DataCompose

A data transformation framework for building reusable, composable data pipelines in PySpark.

+----------------------------------------+-------------+------------+-----------+-----+-------+
|address                                 |street_number|street_name |city       |state|zip    |
+----------------------------------------+-------------+------------+-----------+-----+-------+
|123 Main St, New York, NY 10001        |123          |Main        |New York   |NY   |10001  |
|456 Oak Ave Apt 5B, Los Angeles, CA... |456          |Oak         |Los Angeles|CA   |90001  |
|789 Elm Street, Chicago, IL 60601      |789          |Elm         |Chicago    |IL   |60601  |
|321 Pine Road Suite 100, Boston, MA... |321          |Pine        |Boston     |MA   |02101  |
+----------------------------------------+-------------+------------+-----------+-----+-------+

Every function is native PySpark.
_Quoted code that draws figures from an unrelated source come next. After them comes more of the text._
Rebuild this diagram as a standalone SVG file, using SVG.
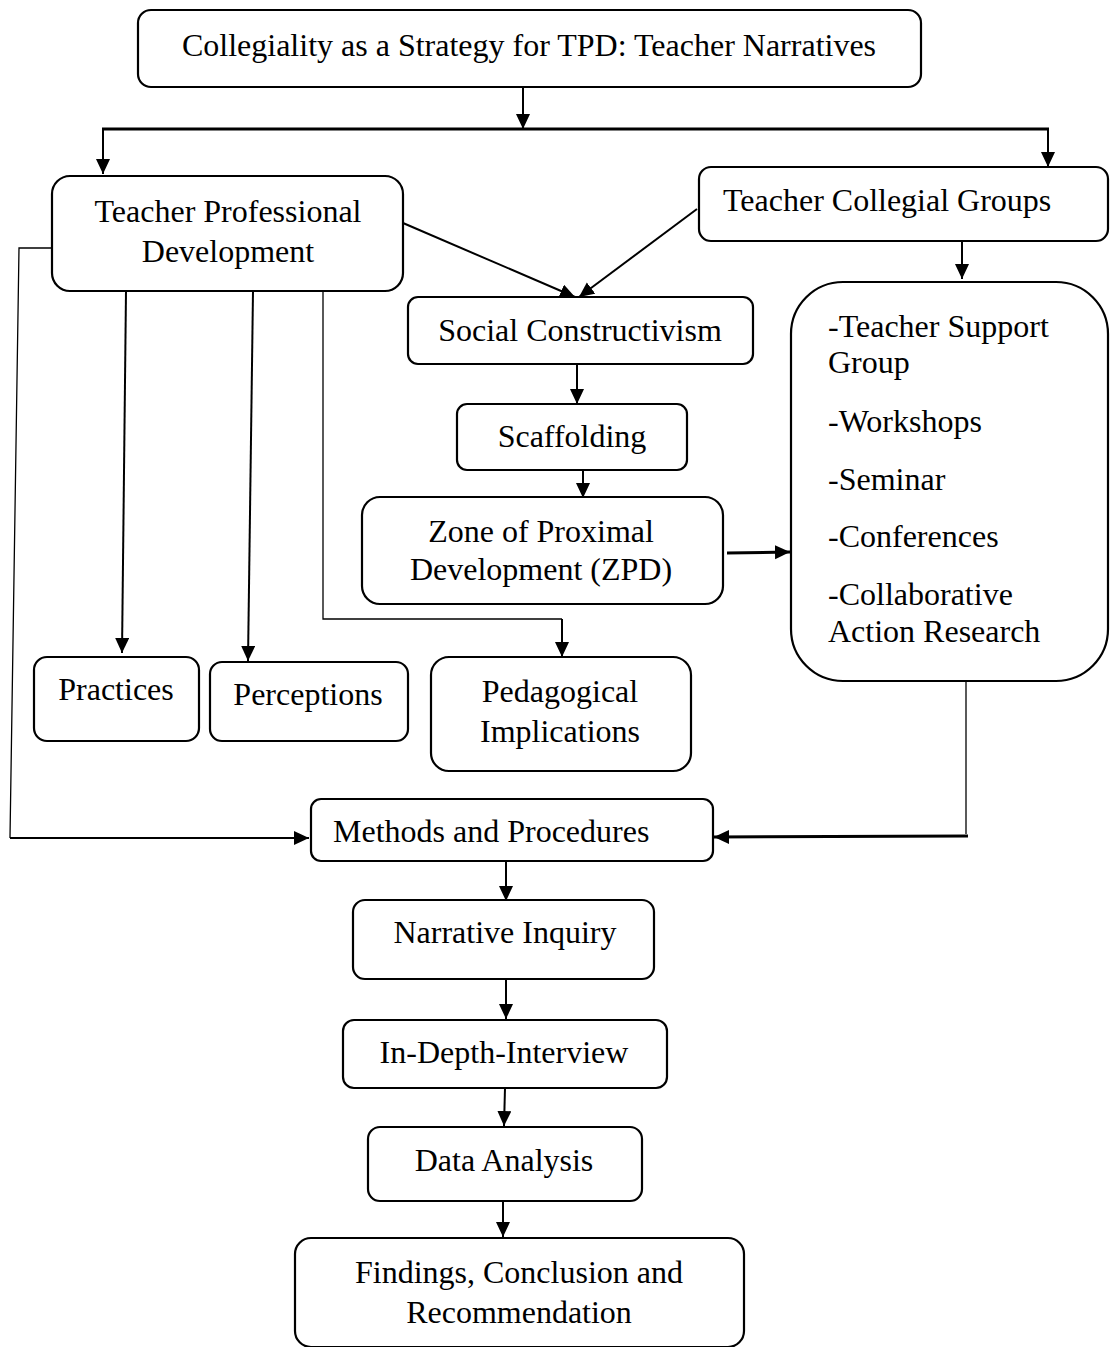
<svg xmlns="http://www.w3.org/2000/svg" width="1111" height="1347" viewBox="0 0 1111 1347">
<style>
.box{fill:#fff;stroke:#000;stroke-width:2.2}
.t{font-family:"Liberation Serif","Times New Roman",serif;font-size:32px;fill:#000}
.m{text-anchor:middle}
.c{fill:none;stroke:#000;stroke-width:2}
.thin{fill:none;stroke:#000;stroke-width:1.3}
</style>
<defs>
<marker id="ah" markerUnits="userSpaceOnUse" markerWidth="16" markerHeight="15" refX="15" refY="7" orient="auto">
<path d="M0,0 L15,7 L0,14 z" fill="#000"/>
</marker>
</defs>
<rect width="1111" height="1347" fill="#fff"/>
<g id="connectors">
<line class="c" x1="523" y1="88" x2="523" y2="129" marker-end="url(#ah)"/>
<line class="c" x1="102" y1="129" x2="1049" y2="129" style="stroke-width:3"/>
<line class="c" x1="103" y1="129" x2="103" y2="174" marker-end="url(#ah)"/>
<line class="c" x1="1048" y1="129" x2="1048" y2="167" marker-end="url(#ah)"/>
<line class="c" x1="403" y1="223" x2="575" y2="297" marker-end="url(#ah)"/>
<line class="c" x1="697" y1="209" x2="579" y2="297" marker-end="url(#ah)"/>
<line class="c" x1="962" y1="241" x2="962" y2="279" marker-end="url(#ah)"/>
<line class="c" x1="577" y1="364" x2="577" y2="404" marker-end="url(#ah)"/>
<line class="c" x1="583" y1="470" x2="583" y2="498" marker-end="url(#ah)"/>
<line class="c" x1="727" y1="553" x2="790" y2="552" style="stroke-width:3" marker-end="url(#ah)"/>
<line class="c" x1="126" y1="291" x2="122" y2="653" marker-end="url(#ah)"/>
<line class="c" x1="253" y1="291" x2="248" y2="661" marker-end="url(#ah)"/>
<polyline class="thin" points="323,285 323,619 562,619"/>
<line class="c" x1="562" y1="619" x2="562" y2="657" marker-end="url(#ah)"/>
<polyline class="thin" points="52,248 19,248 10,838"/>
<line class="c" x1="10" y1="838" x2="309" y2="838" marker-end="url(#ah)"/>
<line class="thin" x1="966" y1="674" x2="966" y2="834"/>
<line class="c" x1="968" y1="836" x2="714" y2="837" style="stroke-width:3" marker-end="url(#ah)"/>
<line class="c" x1="506" y1="861" x2="506" y2="901" marker-end="url(#ah)"/>
<line class="c" x1="506" y1="979" x2="506" y2="1019" marker-end="url(#ah)"/>
<line class="c" x1="505" y1="1088" x2="504" y2="1126" marker-end="url(#ah)"/>
<line class="c" x1="503" y1="1201" x2="503" y2="1237" marker-end="url(#ah)"/>
</g>
<g id="title"><rect class="box" x="138" y="10" width="783" height="77" rx="13"/><text class="t m" x="529" y="56">Collegiality as a Strategy for TPD: Teacher Narratives</text></g>
<g id="tpd"><rect class="box" x="52" y="176" width="351" height="115" rx="18"/><text class="t m" x="228" y="222">Teacher Professional</text><text class="t m" x="228" y="262">Development</text></g>
<g id="tcg"><rect class="box" x="699" y="167" width="409" height="74" rx="12"/><text class="t" x="723" y="211">Teacher Collegial Groups</text></g>
<g id="social"><rect class="box" x="408" y="297" width="345" height="67" rx="10"/><text class="t m" x="580" y="341">Social Constructivism</text></g>
<g id="scaffolding"><rect class="box" x="457" y="404" width="230" height="66" rx="10"/><text class="t m" x="572" y="447">Scaffolding</text></g>
<g id="zpd"><rect class="box" x="362" y="497" width="361" height="107" rx="18"/><text class="t m" x="541" y="542">Zone of Proximal</text><text class="t m" x="541" y="580">Development (ZPD)</text></g>
<g id="groups"><rect class="box" x="791" y="282" width="317" height="399" rx="52"/>
<text class="t" x="828" y="337">-Teacher Support</text><text class="t" x="828" y="373">Group</text><text class="t" x="828" y="432">-Workshops</text><text class="t" x="828" y="490">-Seminar</text><text class="t" x="828" y="547">-Conferences</text><text class="t" x="828" y="605">-Collaborative</text><text class="t" x="828" y="642">Action Research</text></g>
<g id="practices"><rect class="box" x="34" y="657" width="165" height="84" rx="13"/><text class="t m" x="116" y="700">Practices</text></g>
<g id="perceptions"><rect class="box" x="210" y="662" width="198" height="79" rx="12"/><text class="t m" x="308" y="705">Perceptions</text></g>
<g id="pedagogical"><rect class="box" x="431" y="657" width="260" height="114" rx="18"/><text class="t m" x="560" y="702">Pedagogical</text><text class="t m" x="560" y="742">Implications</text></g>
<g id="methods"><rect class="box" x="311" y="799" width="402" height="62" rx="10"/><text class="t" x="333" y="842">Methods and Procedures</text></g>
<g id="narrative"><rect class="box" x="353" y="900" width="301" height="79" rx="12"/><text class="t m" x="505" y="943">Narrative Inquiry</text></g>
<g id="interview"><rect class="box" x="343" y="1020" width="324" height="68" rx="11"/><text class="t m" x="504" y="1063">In-Depth-Interview</text></g>
<g id="data"><rect class="box" x="368" y="1127" width="274" height="74" rx="12"/><text class="t m" x="504" y="1171">Data Analysis</text></g>
<g id="findings"><rect class="box" x="295" y="1238" width="449" height="109" rx="16"/><text class="t m" x="519" y="1283">Findings, Conclusion and</text><text class="t m" x="519" y="1323">Recommendation</text></g>
</svg>
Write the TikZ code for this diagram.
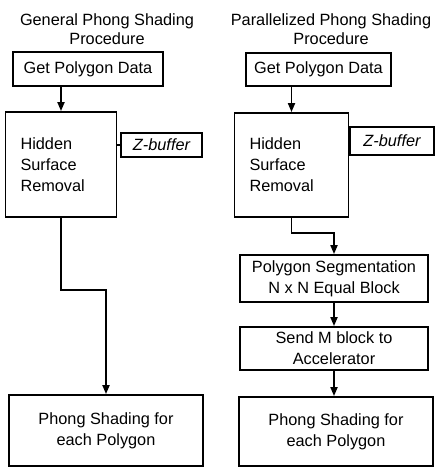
\documentclass[tikz,border=0pt]{standalone}
\usepackage{fontspec}
\setmainfont{Liberation Sans}
\usetikzlibrary{arrows.meta}
\begin{document}
\begin{tikzpicture}[x=1pt,y=-1pt,
  every node/.style={font=\fontsize{16.3}{21}\selectfont},
  box/.style={draw,line width=1.8pt,inner sep=0pt,align=center},
  title/.style={align=center,inner sep=0pt,font=\fontsize{16.3}{19}\selectfont},
  link/.style={line width=1.8pt},
  arr/.style={line width=1.8pt,-{Triangle[length=9pt,width=7pt]}}]
\useasboundingbox (0,0) rectangle (435,468);

% left column: general procedure
\node[title] (tL) at (107,29) {General Phong Shading\\Procedure};
\node[box,minimum width=150pt,minimum height=34pt] (gpdL) at (88,69) {Get Polygon Data};
\node[box,minimum width=96pt,minimum height=105pt,align=left,text width=81pt,inner xsep=15pt] (hsrL) at (61,164.5) {Hidden\\Surface\\Removal};
\node[box,minimum width=81pt,minimum height=24pt] (zbL) at (161.5,145) {\itshape Z-buffer};
\node[box,minimum width=194pt,minimum height=71pt] (phL) at (106,430.5) {Phong Shading for\\each Polygon};
\coordinate (zjL) at (hsrL.east |- zbL.west);

\draw[arr] (gpdL.south -| hsrL.north) -- (hsrL.north);
\draw[link] (zjL) -- (zbL.west);
\draw[arr] (hsrL.south) -- ++(0,72) -| (phL.north);

% right column: parallelized procedure
\node[title] (tR) at (331,29) {Parallelized Phong Shading\\Procedure};
\node[box,minimum width=145pt,minimum height=33pt] (gpdR) at (318.5,69.5) {Get Polygon Data};
\node[box,minimum width=99pt,minimum height=104pt,align=left,text width=84pt,inner xsep=15pt] (hsrR) at (291.5,165) {Hidden\\Surface\\Removal};
\node[box,minimum width=84pt,minimum height=28pt] (zbR) at (392,141) {\itshape Z-buffer};
\node[box,minimum width=188pt,minimum height=47pt] (psR) at (334,278.5) {Polygon Segmentation\\N x N Equal Block};
\node[box,minimum width=188pt,minimum height=43pt] (smR) at (334,348.5) {Send M block to\\Accelerator};
\node[box,minimum width=194pt,minimum height=69pt] (phR) at (336,431.5) {Phong Shading for\\each Polygon};

\draw[arr] (gpdR.south -| hsrR.north) -- (hsrR.north);
\draw[link] (hsrR.east |- zbR.west) -- (zbR.west);
\draw[arr] (hsrR.south) -- ++(0,15) -| (psR.north);
\draw[arr] (psR.south) -- (smR.north);
\draw[arr] (smR.south) -- (smR.south |- phR.north);
\end{tikzpicture}
\end{document}
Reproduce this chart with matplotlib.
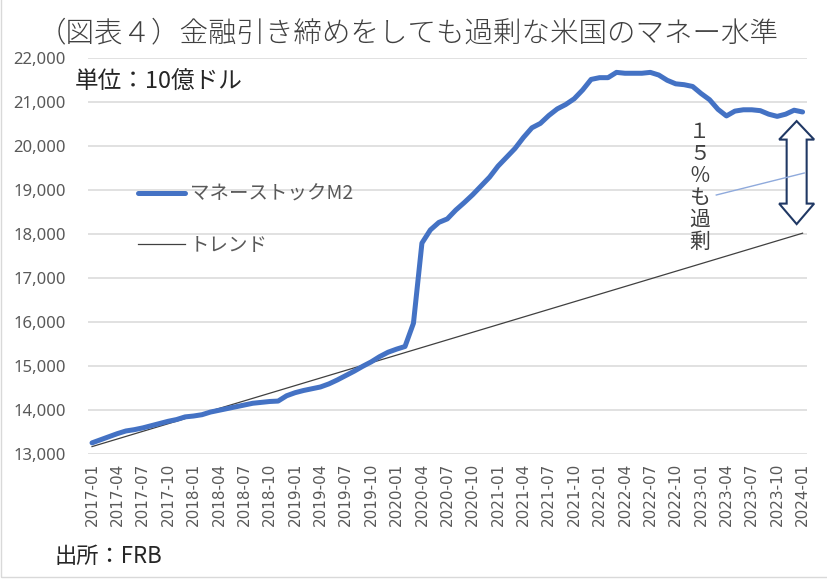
import matplotlib
matplotlib.use("Agg")
import matplotlib.pyplot as plt
from matplotlib.patches import Polygon, Rectangle
import pandas as pd

# ---- data ----
months = [p.strftime("%Y-%m") for p in pd.period_range("2017-01", "2024-01", freq="M")]
m2 = [13260, 13330, 13400, 13470, 13530, 13560, 13600, 13650, 13700, 13750, 13790, 13850,
      13870, 13900, 13960, 14000, 14040, 14080, 14120, 14160, 14180, 14200, 14210, 14330,
      14400, 14450, 14490, 14530, 14600, 14690, 14790, 14890, 15000, 15100, 15220, 15320,
      15390, 15450, 15980, 17800, 18100, 18270, 18350, 18550, 18720, 18900, 19100, 19300,
      19550, 19750, 19950, 20200, 20420, 20520, 20700, 20850, 20950, 21080, 21280, 21520,
      21560, 21560, 21680, 21660, 21660, 21660, 21680, 21620, 21500, 21420, 21400, 21360,
      21200, 21060, 20840, 20690, 20800, 20830, 20830, 20810, 20730, 20680, 20730, 20820,
      20780]
trend_start = 13175
trend_end = 18025
yticks = [13000, 14000, 15000, 16000, 17000, 18000, 19000, 20000, 21000, 22000]
xtick_labels = months[::3]

title = "（図表４）金融引き締めをしても過剰な米国のマネー水準"
unit_text = "単位：10億ドル"
source_text = "出所：FRB"
note_text = "１\n５\n％\nも\n過\n剰"

plt.rcParams['font.family'] = ['Noto Sans CJK JP', 'DejaVu Sans']

fig = plt.figure(figsize=(8.28, 5.82), dpi=100)
ax_w_px, ax_h_px = 719, 396
ax = fig.add_axes([87.8 / 828, 1 - 454.3 / 582, ax_w_px / 828, ax_h_px / 582])

x = list(range(len(months)))
ax.plot(x, m2, color='#4472C4', lw=3.6, solid_capstyle='round', solid_joinstyle='round',
        label='マネーストックM2', zorder=3)
ax.plot([x[0], x[-1]], [trend_start, trend_end], color='#404040', lw=0.9,
        label='トレンド', zorder=2)

xlim = (-0.5, len(months) - 0.5)
ylim = (yticks[0], yticks[-1])
ax.set_xlim(*xlim)
ax.set_ylim(*ylim)
ax.set_yticks(yticks)
ax.set_yticklabels([f"{v:,}" for v in yticks], family='Noto Sans', fontsize=12, color='#595959')
ax.set_xticks(x[::3])
ax.set_xticklabels(xtick_labels, rotation=90, family='DejaVu Sans', fontsize=11, color='#595959')
ax.tick_params(axis='y', length=0, pad=16)
ax.tick_params(axis='x', length=0, pad=6)
ax.grid(axis='y', color='#D9D9D9', lw=1.1)
ax.set_axisbelow(True)
for s in ax.spines.values():
    s.set_visible(False)

leg = ax.legend(loc='upper left', bbox_to_anchor=(138 / 828, 1 - 184 / 582),
                bbox_transform=fig.transFigure, frameon=False, fontsize=14,
                labelcolor='#595959', handlelength=2.4, handletextpad=0.25,
                labelspacing=1.55, borderpad=0, borderaxespad=0)

# double-headed hollow arrow between M2 and trend at the last month (shape in pixels)
px_x = (xlim[1] - xlim[0]) / ax_w_px
px_y = (ylim[1] - ylim[0]) / ax_h_px
cx = x[-1] - 0.7
cy = (m2[-1] + trend_end) / 2
shape_px = [(0, 51.5), (17.5, 33), (10, 33), (10, -31), (17.5, -31),
            (0, -51.5), (-17.5, -31), (-10, -31), (-10, 33), (-17.5, 33)]
arrow_pts = [(cx + dx * px_x, cy + dy * px_y) for dx, dy in shape_px]
ax.add_patch(Polygon(arrow_pts, closed=True, facecolor='white',
                     edgecolor='#203864', lw=1.5, zorder=5, clip_on=False))

# leader line and vertical note
ax.plot([73.8, 84.2], [18893, 19393], color='#8FAADC', lw=1.0, zorder=6, clip_on=False)
ax.text(71.8, 19086, note_text, ha='center', va='center', fontsize=15,
        linespacing=1.0, color='#404040', zorder=6)

fig.text(38 / 828, 1 - 33 / 582, title, fontsize=20.5, ha='left', va='center',
         color='#404040', fontweight='light')
fig.text(75 / 828, 1 - 82 / 582, unit_text, fontsize=17, ha='left', va='center', color='#262626')
fig.text(55 / 828, 1 - 556 / 582, source_text, fontsize=16, ha='left', va='center', color='#262626')

fig.add_artist(Rectangle((0.0015, 1 - 577 / 582), 1.5, 1.5, transform=fig.transFigure,
                         fill=False, ec='#D9D9D9', lw=1))

fig.savefig('out.png', dpi=100)
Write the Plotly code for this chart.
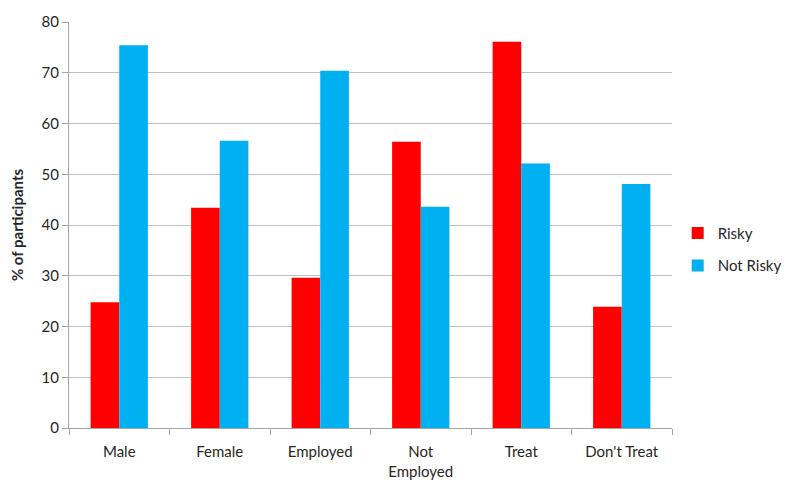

No UDFs. No black boxes. Just code that handles edge cases you haven't thought of yet.

Quick Start

1

Initialize Your Project

datacompose init
2

Add Transformers

datacompose add addresses
3

Use Your Code

from transformers.pyspark.addresses import addresses

df = df.withColumn("city", addresses.extract_city(F.col("address")))

Zero dependencies beyond PySpark. No framework lock-in, no version conflicts.

Copy-paste, don't import. The code is yours to modify and own.

Production-ready transformations. Phone numbers, emails, addresses, and more.

Why DataCompose?

Stop writing the same regex patterns. Stop debugging phone number edge cases. Stop maintaining transformation libraries. DataCompose generates the code you'd write yourself if you had the time. Then gives it to you to own, modify, and deploy however you want.